The International Criminal Court started a preliminary war-crimes investigation following North Korea’s shelling of a South Korean island last month and the sinking of a South Korean warship earlier this year.
After receiving communications alleging that North Korean forces committed war crimes in the territory of South Korea, the prosecutor will evaluate whether the incidents fall under the jurisdiction of the court, according to a statement by the Hague-based ICC.
The statement referred to the sinking of a South Korean warship, the Cheonan, allegedly hit by a torpedo from a North Korean submarine on March 26, killing 46 people and the shelling of Yeonpyeong Island on the Nov. 23, leading to the death of two South Korean marines and two civilians.
Tensions have risen on the Korean peninsula since North Korea’s attack on Yeonpyeong island. South Korea’s military began live-firing drills off its coastline this week, prompting North Korea to issue the warning that the South risked “catastrophic consequences” with its plans.
South Korea today welcomed the ICC’s decision and will fully cooperate with the investigation, a foreign ministry official said in Seoul. The South Korean government didn’t raise the case with the court, the official said, who declined to be identified, citing government policy.
Nicola Fletcher, spokeswoman of the Office of the ICC’s Prosecutor, wasn’t available for comment.

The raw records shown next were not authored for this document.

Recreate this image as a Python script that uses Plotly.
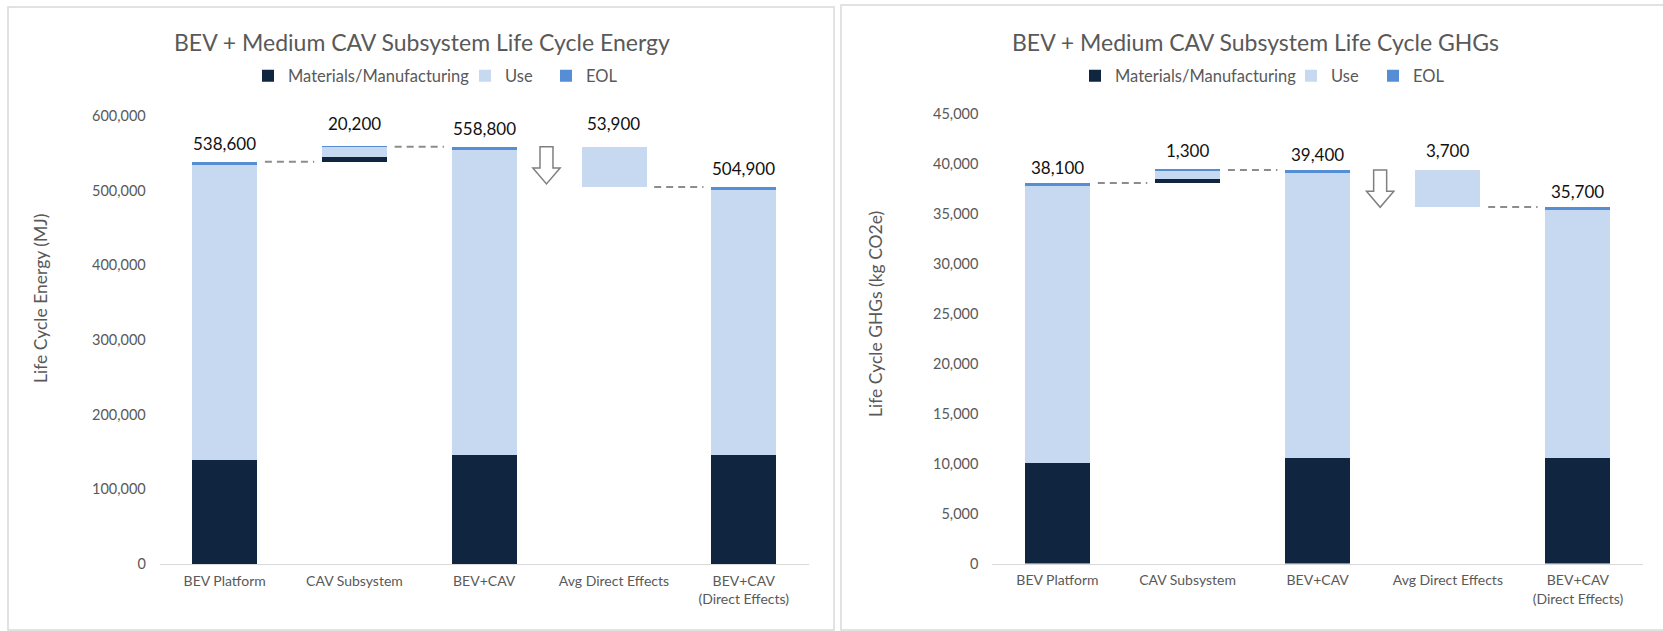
import plotly.graph_objects as go

W, H = 1663, 631

categories = ["BEV Platform", "CAV Subsystem", "BEV+CAV", "Avg Direct Effects",
              "BEV+CAV<br>(Direct Effects)"]
stages = ["Materials/Manufacturing", "Use", "EOL"]

# Life cycle energy (MJ) by stage
energy_materials = [139300, 7100, 146400, 0, 146400]
energy_use = [395000, 12800, 407800, 53900, 353900]
energy_eol = [4300, 300, 4600, 0, 4600]

# Life cycle GHGs (kg CO2e) by stage
ghg_materials = [10100, 430, 10530, 0, 10530]
ghg_use = [27730, 800, 28530, 3700, 24830]
ghg_eol = [270, 70, 340, 0, 340]

energy_ticks = [0, 100000, 200000, 300000, 400000, 500000, 600000]
ghg_ticks = [0, 5000, 10000, 15000, 20000, 25000, 30000, 35000, 40000, 45000]

C_MAT = "#10253F"
C_USE = "#C6D9F1"
C_EOL = "#558ED5"
GRAY_TXT = "#595959"
FONT = "Lato"


def px_x(p):
    return p / W


def px_y(p):
    return 1 - p / H


fig = go.Figure()


def add_panel(mat, use, eol, xa, ya, legend_ids):
    totals = [m + u + e for m, u, e in zip(mat, use, eol)]
    # floating bars: CAV sits on the platform total, the direct-effect delta
    # hangs down from the combined total
    base = [0, totals[0], 0, totals[2] - totals[3], 0]
    xs = list(range(len(categories)))
    b_mat = base
    b_use = [b + m for b, m in zip(base, mat)]
    b_eol = [b + u for b, u in zip(b_use, use)]
    for name, vals, b, col, leg in zip(stages, (mat, use, eol),
                                       (b_mat, b_use, b_eol),
                                       (C_MAT, C_USE, C_EOL), legend_ids):
        fig.add_trace(go.Bar(
            x=xs, y=vals, base=b, name=name, width=0.5,
            marker=dict(color=col, line=dict(width=0)),
            xaxis=xa, yaxis=ya, legend=leg, showlegend=True,
            hovertemplate=name + ": %{y:,}<extra></extra>"))
    return totals, base


def decorate(totals, base, xref, yref, ymax, shift, float_shift):
    tops = [b + t for b, t in zip(base, totals)]
    for i, (t, top) in enumerate(zip(totals, tops)):
        fig.add_annotation(
            x=i, y=top, xref=xref, yref=yref, text=f"{t:,}",
            showarrow=False, yanchor="bottom",
            yshift=float_shift if base[i] > 0 else shift,
            font=dict(family=FONT, size=17, color="#111111"))
    # dashed connector lines between neighbouring bars
    for i, lvl in ((0, tops[0]), (1, tops[1]), (3, tops[4])):
        fig.add_shape(type="line", xref=xref, yref=yref,
                      x0=i + 0.31, x1=i + 0.69, y0=lvl, y1=lvl,
                      line=dict(color="#8C8C8C", width=2, dash="7px,5px"))
    # hollow down arrow marking the reduction
    xc = 2.48
    h = ymax * 0.083
    top = tops[2]
    shaft_b = top - 0.57 * h
    tip = top - h
    hw, sw = 0.105, 0.05
    path = (f"M{xc - sw},{top} L{xc + sw},{top} L{xc + sw},{shaft_b} "
            f"L{xc + hw},{shaft_b} L{xc},{tip} L{xc - hw},{shaft_b} "
            f"L{xc - sw},{shaft_b} Z")
    fig.add_shape(type="path", path=path, xref=xref, yref=yref,
                  fillcolor="white", line=dict(color="#7F7F7F", width=1.5))


t1, b1 = add_panel(energy_materials, energy_use, energy_eol, "x", "y",
                   ("legend", "legend3", "legend4"))
t2, b2 = add_panel(ghg_materials, ghg_use, ghg_eol, "x2", "y2",
                   ("legend2", "legend5", "legend6"))
decorate(t1, b1, "x", "y", energy_ticks[-1], 6, 11)
decorate(t2, b2, "x2", "y2", ghg_ticks[-1], 3, 7)

xaxis_common = dict(
    range=[-0.5, 4.5], tickmode="array", tickvals=list(range(len(categories))),
    ticktext=categories, showgrid=False, zeroline=False, showline=True,
    linecolor="#D9D9D9", linewidth=1, ticks="", fixedrange=True, automargin=False,
    ticklabelstandoff=4,
    tickfont=dict(family=FONT, size=14, color=GRAY_TXT))
yaxis_common = dict(
    showgrid=False, zeroline=False, showline=False, ticks="", automargin=False,
    tickformat=",", tickfont=dict(family=FONT, size=14.5, color=GRAY_TXT),
    ticklabelstandoff=13)


def legend_at(x_px):
    # one legend box per stage so each entry sits at its own spot
    return dict(orientation="h", x=px_x(x_px), y=px_y(76), xanchor="left",
                yanchor="middle", font=dict(family=FONT, size=16.5, color=GRAY_TXT),
                itemwidth=30, bgcolor="rgba(0,0,0,0)")


fig.update_layout(
    width=W, height=H, margin=dict(l=0, r=0, t=0, b=0, pad=0, autoexpand=False),
    paper_bgcolor="white", plot_bgcolor="white",
    barmode="overlay", bargap=0,
    xaxis=dict(domain=[px_x(159.8), px_x(808.6)], anchor="y", **xaxis_common),
    yaxis=dict(domain=[px_y(564), px_y(116)], anchor="x",
               range=[0, energy_ticks[-1]], tickvals=energy_ticks, **yaxis_common),
    xaxis2=dict(domain=[px_x(992.4), px_x(1643)], anchor="y2", **xaxis_common),
    yaxis2=dict(domain=[px_y(563.5), px_y(114)], anchor="x2",
                range=[0, ghg_ticks[-1]], tickvals=ghg_ticks, **yaxis_common),
    legend=legend_at(248), legend3=legend_at(465), legend4=legend_at(546),
    legend2=legend_at(1075), legend5=legend_at(1291), legend6=legend_at(1373),
)

# panel titles and axis titles
for xc, txt in ((422, "BEV + Medium CAV Subsystem Life Cycle Energy"),
                (1255, "BEV + Medium CAV Subsystem Life Cycle GHGs")):
    fig.add_annotation(x=px_x(xc), y=px_y(42), xref="paper", yref="paper",
                       text=txt, showarrow=False, xanchor="center", yanchor="middle",
                       font=dict(family=FONT, size=23, color=GRAY_TXT))
for xc, yc, txt in ((40, 299, "Life Cycle Energy (MJ)"),
                    (875, 314, "Life Cycle GHGs (kg CO2e)")):
    fig.add_annotation(x=px_x(xc), y=px_y(yc), xref="paper", yref="paper",
                       text=txt, textangle=-90, showarrow=False,
                       xanchor="center", yanchor="middle",
                       font=dict(family=FONT, size=17.5, color=GRAY_TXT))

# chart-area borders
for x0, x1, y0 in ((8, 834, 7), (841, 1670, 5)):
    fig.add_shape(type="rect", xref="paper", yref="paper",
                  x0=px_x(x0), x1=px_x(x1), y0=px_y(630), y1=px_y(y0),
                  line=dict(color="#D9D9D9", width=1.5), fillcolor="rgba(0,0,0,0)",
                  layer="below")

fig.write_html("out.html")
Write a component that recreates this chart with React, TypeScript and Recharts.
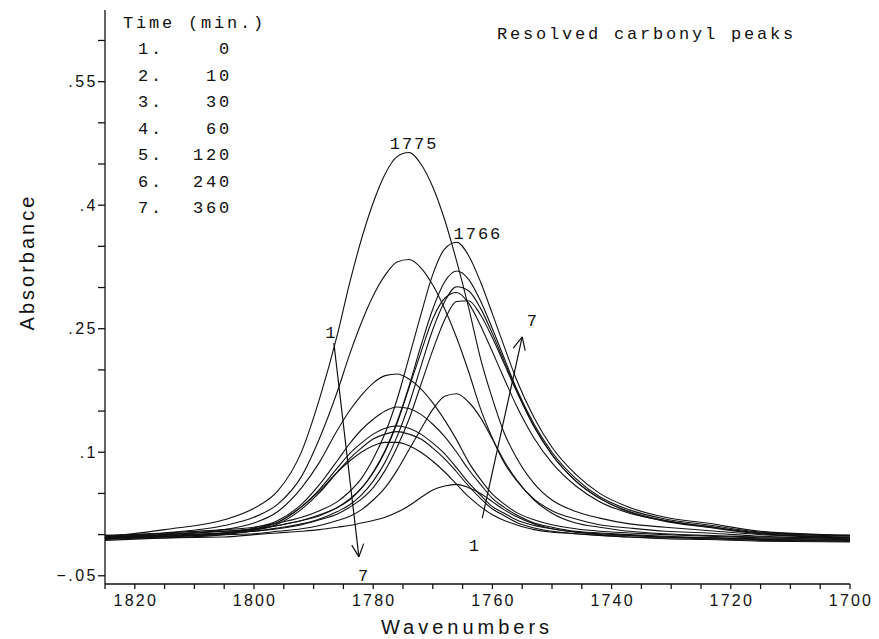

Established under the 1998 Rome Statute, a treaty signed by representatives of 106 states during a UN conference, the ICC is the only permanent tribunal for prosecuting individuals responsible for war crimes, genocide and crimes against humanity committed anywhere in the world. Other preliminary examinations include Afghanistan and Ivory Coast.
South Korea and North Korea remain technically at war since their 1950-53 war ended in a cease-fire, which was never replaced by a peace treaty. The shelling of Yeonpyeong, near their western maritime border, was the first such attack on South Korean soil since the war.